A proof of the identity $ \sum_{k = 0}^{n} \frac{(-1)^{k} \binom{n}{k}}{x + k} = \frac{n!}{(x + 0) (x + 1) \cdots (x + n)} $.
Solution 1:
Write down the partial fraction decomposition
$$\frac{1}{x(x+1)\cdots(x+n)}=\sum_{k=0}^n \frac{c_k}{x+k}. \tag{$\circ$}$$
To determine the coefficient $c_k$, multiply by $x+k$ then compute the limit $x\to -k$, getting
$$c_k=\frac{1}{(-k)(1-k)(2-k)\cdots (-2)\cdot (-1)\cdot 1\cdot2\cdots(n-k)}=\frac{(-1)^k}{k!(n-k)!}$$
Substitute this into $(\circ)$, muliply both sides by $n!$, then use $\binom{n}{k}=\frac{n!}{k!(n-k)!}$ to conclude.
Solution 2:
\begin{align*} (1-t)^n = \sum_{k=0}^n (-1)^k \binom{n}{k} t^k \end{align*} Multiplying by $t^{x-1}$ and integrating between 0 and 1, we get \begin{align*} \int_0^1 t^{x-1}(1-t)^n dt = \sum_{k=0}^n (-1)^k \binom{n}{k}\frac{1}{x+k} \end{align*} and the left hand side is \begin{align*} \beta(x,n+1) &= \frac{\Gamma(x)\Gamma(n+1)}{\Gamma(x+n+1)} \end{align*} This simplifies to \begin{align*} \frac{n!}{x(x+1)(x+2)\ldots(x+n)} \end{align*}
Solution 3:
An induction on $n$ will work.
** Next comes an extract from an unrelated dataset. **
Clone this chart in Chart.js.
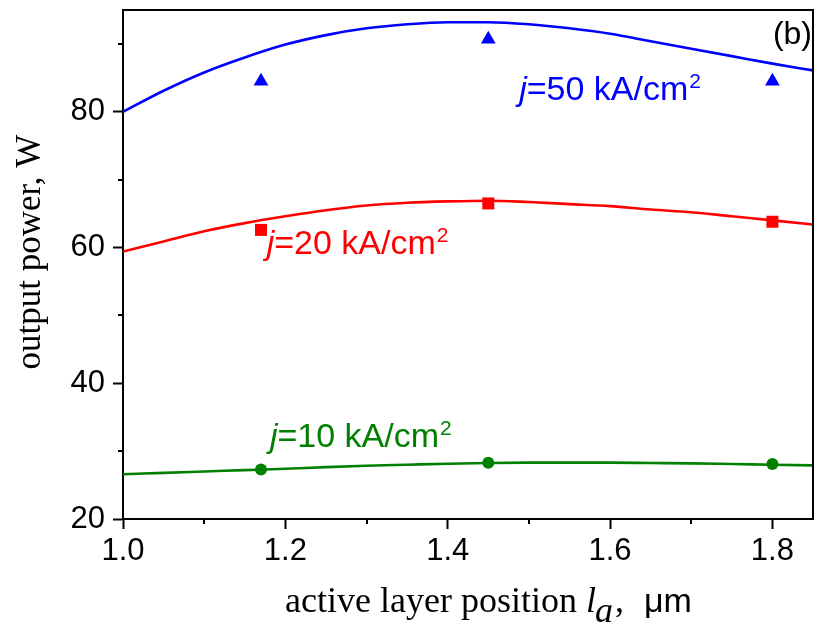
<!DOCTYPE html>
<html>
<head>
<meta charset="utf-8">
<script src="https://cdn.jsdelivr.net/npm/chart.js@4"></script>
<style>
  html, body { margin: 0; padding: 0; background: #fff; }
  canvas { display: block; }
</style>
</head>
<body>
<canvas id="c" width="814" height="630"></canvas>
<script>
// ---- data ----
const curveX     = [1.00, 1.05, 1.10, 1.15, 1.20, 1.25, 1.30, 1.35, 1.40, 1.45, 1.50, 1.55, 1.60, 1.65, 1.70, 1.75, 1.80, 1.85];
const blueCurve  = [80.0, 83.1, 85.8, 88.0, 89.9, 91.3, 92.3, 92.9, 93.2, 93.2, 92.9, 92.3, 91.5, 90.4, 89.3, 88.2, 87.1, 86.1];
const redCurve   = [59.4, 60.9, 62.4, 63.6, 64.6, 65.5, 66.2, 66.6, 66.8, 66.9, 66.7, 66.4, 66.1, 65.6, 65.2, 64.6, 64.0, 63.4];
const greenCurve = [26.6, 26.8, 27.0, 27.2, 27.4, 27.65, 27.85, 28.0, 28.15, 28.25, 28.3, 28.3, 28.3, 28.25, 28.2, 28.1, 28.0, 27.9];

const pointX      = [1.17, 1.45, 1.80];
const bluePoints  = [84.5, 90.7, 84.5];
const redPoints   = [62.6, 66.5, 63.8];
const greenPoints = [27.3, 28.3, 28.1];

const seriesCurrents = ['50', '20', '10'];   // kA/cm^2
const xTicks = [1.0, 1.2, 1.4, 1.6, 1.8];
const xMinorTicks = [1.1, 1.3, 1.5, 1.7];
const yTicks = [20, 40, 60, 80];
const yMinorTicks = [30, 50, 70, 90];
const panelLabel = '(b)';
const yTitle = 'output power, W';

const BLUE = '#0000ff', RED = '#ff0000', GREEN = '#008000';
const SANS = "'Liberation Sans', Arial, sans-serif";
const SERIF = "'Liberation Serif', 'Times New Roman', serif";

const toXY = (xs, ys) => xs.map((v, i) => ({ x: v, y: ys[i] }));

function curveDs(ys, color) {
  return { type: 'line', data: toXY(curveX, ys), borderColor: color, backgroundColor: color,
           borderWidth: 2.6, pointRadius: 0, cubicInterpolationMode: 'monotone', fill: false, order: 2 };
}
function pointDs(ys, color, style, r) {
  return { type: 'line', data: toXY(pointX, ys), showLine: false, pointStyle: style, pointRadius: r,
           pointBackgroundColor: color, pointBorderColor: color, pointBorderWidth: 0, order: 1 };
}

const decor = {
  id: 'decor',
  afterDraw(chart) {
    const { ctx, chartArea: a, scales: { x, y } } = chart;
    ctx.save();
    ctx.strokeStyle = '#000';
    ctx.lineWidth = 2;
    // top and right frame
    ctx.beginPath();
    ctx.moveTo(a.left - 1, a.top);
    ctx.lineTo(a.right, a.top);
    ctx.lineTo(a.right, a.bottom + 1);
    ctx.stroke();
    // minor ticks
    ctx.beginPath();
    yMinorTicks.forEach(v => { const p = Math.round(y.getPixelForValue(v)); ctx.moveTo(a.left, p); ctx.lineTo(a.left - 5, p); });
    xMinorTicks.forEach(v => { const p = Math.round(x.getPixelForValue(v)); ctx.moveTo(p, a.bottom); ctx.lineTo(p, a.bottom + 5); });
    ctx.stroke();

    // inline series labels: j=NN kA/cm^2
    function seriesLabel(cur, xv, yv, color) {
      let px = x.getPixelForValue(xv), py = y.getPixelForValue(yv);
      ctx.fillStyle = color;
      ctx.textBaseline = 'alphabetic';
      ctx.textAlign = 'left';
      ctx.font = 'italic 34px ' + SANS;
      ctx.fillText('j', px, py);
      px += ctx.measureText('j').width;
      ctx.font = '34px ' + SANS;
      const main = '=' + cur + ' kA/cm';
      ctx.fillText(main, px, py);
      px += ctx.measureText(main).width + 1;
      ctx.font = '21px ' + SANS;
      ctx.fillText('2', px, py - 12);
    }
    seriesLabel(seriesCurrents[0], 1.488, 81.8, BLUE);
    seriesLabel(seriesCurrents[1], 1.177, 59.1, RED);
    seriesLabel(seriesCurrents[2], 1.181, 30.6, GREEN);

    // panel label
    ctx.fillStyle = '#000';
    ctx.font = '32px ' + SANS;
    ctx.textAlign = 'right';
    ctx.fillText(panelLabel, a.right - 1, a.top + 34);

    // y title (rotated)
    ctx.save();
    ctx.translate(40, 252);
    ctx.rotate(-Math.PI / 2);
    ctx.font = '35px ' + SERIF;
    ctx.textAlign = 'center';
    ctx.textBaseline = 'alphabetic';
    ctx.fillText(yTitle, 0, 0);
    ctx.restore();

    // x title: active layer position l_a,  μm
    ctx.textAlign = 'left';
    ctx.textBaseline = 'alphabetic';
    let tx = 285; const ty = 612;
    ctx.font = '36px ' + SERIF;
    const t1 = 'active layer position ';
    ctx.fillText(t1, tx, ty); tx += ctx.measureText(t1).width;
    ctx.font = 'italic 36px ' + SERIF;
    ctx.fillText('l', tx, ty); tx += ctx.measureText('l').width;
    ctx.fillText('a', tx - 1, ty + 10); tx += ctx.measureText('a').width - 1;
    ctx.font = '36px ' + SERIF;
    ctx.fillText(',', tx + 2, ty); tx += ctx.measureText(',').width + 2;
    tx += 20;
    ctx.font = '34px ' + SANS;
    ctx.fillText('\u03bcm', tx, ty);
    ctx.restore();
  }
};

new Chart(document.getElementById('c'), {
  type: 'line',
  data: {
    datasets: [
      curveDs(blueCurve, BLUE), curveDs(redCurve, RED), curveDs(greenCurve, GREEN),
      pointDs(bluePoints, BLUE, 'triangle', 8.5),
      pointDs(redPoints, RED, 'rect', 8.5),
      pointDs(greenPoints, GREEN, 'circle', 6)
    ]
  },
  options: {
    responsive: false,
    animation: false,
    devicePixelRatio: 1,
    layout: { autoPadding: false, padding: { top: 10, right: 1, left: 0, bottom: 0 } },
    plugins: { legend: { display: false }, tooltip: { enabled: false }, title: { display: false } },
    scales: {
      x: {
        type: 'linear', min: 1.0, max: 1.85,
        afterBuildTicks: s => { s.ticks = xTicks.map(v => ({ value: v })); },
        afterFit: s => { s.height = 111; s.paddingLeft = 0; s.paddingRight = 0; },
        grid: { drawOnChartArea: false, drawTicks: true, tickLength: 10, tickWidth: 2, tickColor: '#000' },
        border: { display: true, color: '#000', width: 2 },
        ticks: { color: '#000', padding: 4, maxRotation: 0, autoSkip: false,
                 font: { family: SANS, size: 31 }, callback: v => Number(v).toFixed(1) }
      },
      y: {
        type: 'linear', min: 20, max: 95,
        afterBuildTicks: s => { s.ticks = yTicks.map(v => ({ value: v })); },
        afterFit: s => { s.width = 123; s.paddingTop = 0; s.paddingBottom = 0; },
        grid: { drawOnChartArea: false, drawTicks: true, tickLength: 10, tickWidth: 2, tickColor: '#000' },
        border: { display: true, color: '#000', width: 2 },
        ticks: { color: '#000', padding: 8, autoSkip: false,
                 font: { family: SANS, size: 31 }, callback: v => String(v) }
      }
    }
  },
  plugins: [decor]
});
</script>
</body>
</html>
Let
$$f(x,n)=\sum_{k=0}^n\frac{(-1)^k}{x+k}\binom{n}k\;,$$
and for the induction step suppose that
$$f(x,n)=\frac{n!}{x(x+1)\ldots(x+n)}\;.$$
Then
$$\begin{align*} \frac{(n+1)!}{x(x+1)\ldots(x+n+1)}&=\frac{n+1}{x+n+1}f(x,n)\\ &=\frac{n+1}{x+n+1}\sum_{k=0}^n\frac{(-1)^k}{x+k}\binom{n}k\\ &=(n+1)\sum_{k=0}^n(-1)^k\binom{n}k\frac1{(x+k)(x+n+1)}\\ &=(n+1)\sum_{k=0}^n\frac{(-1)^k}{n+1-k}\binom{n}k\left(\frac1{x+k}-\frac1{x+n+1}\right)\\ &=(n+1)\sum_{k=0}^n\frac{(-1)^k}{n+1}\binom{n+1}k\frac1{x+k}\\ &\qquad-\frac{n+1}{x+n+1}\sum_{k=0}^n\frac{(-1)^k}{n+1}\binom{n+1}k\\ &=\sum_{k=0}^n\frac{(-1)^k}{x+k}\binom{n+1}k-\frac1{x+n+1}\color{red}{\sum_{k=0}^n(-1)^k\binom{n+1}k}\\ &=f(x,n+1)-\frac{(-1)^{n+1}}{x+n+1}-\frac1{x+n+1}\color{red}{\left(0-(-1)^{n+1}\right)}\\ &=f(x,n+1)\;, \end{align*}$$
as desired.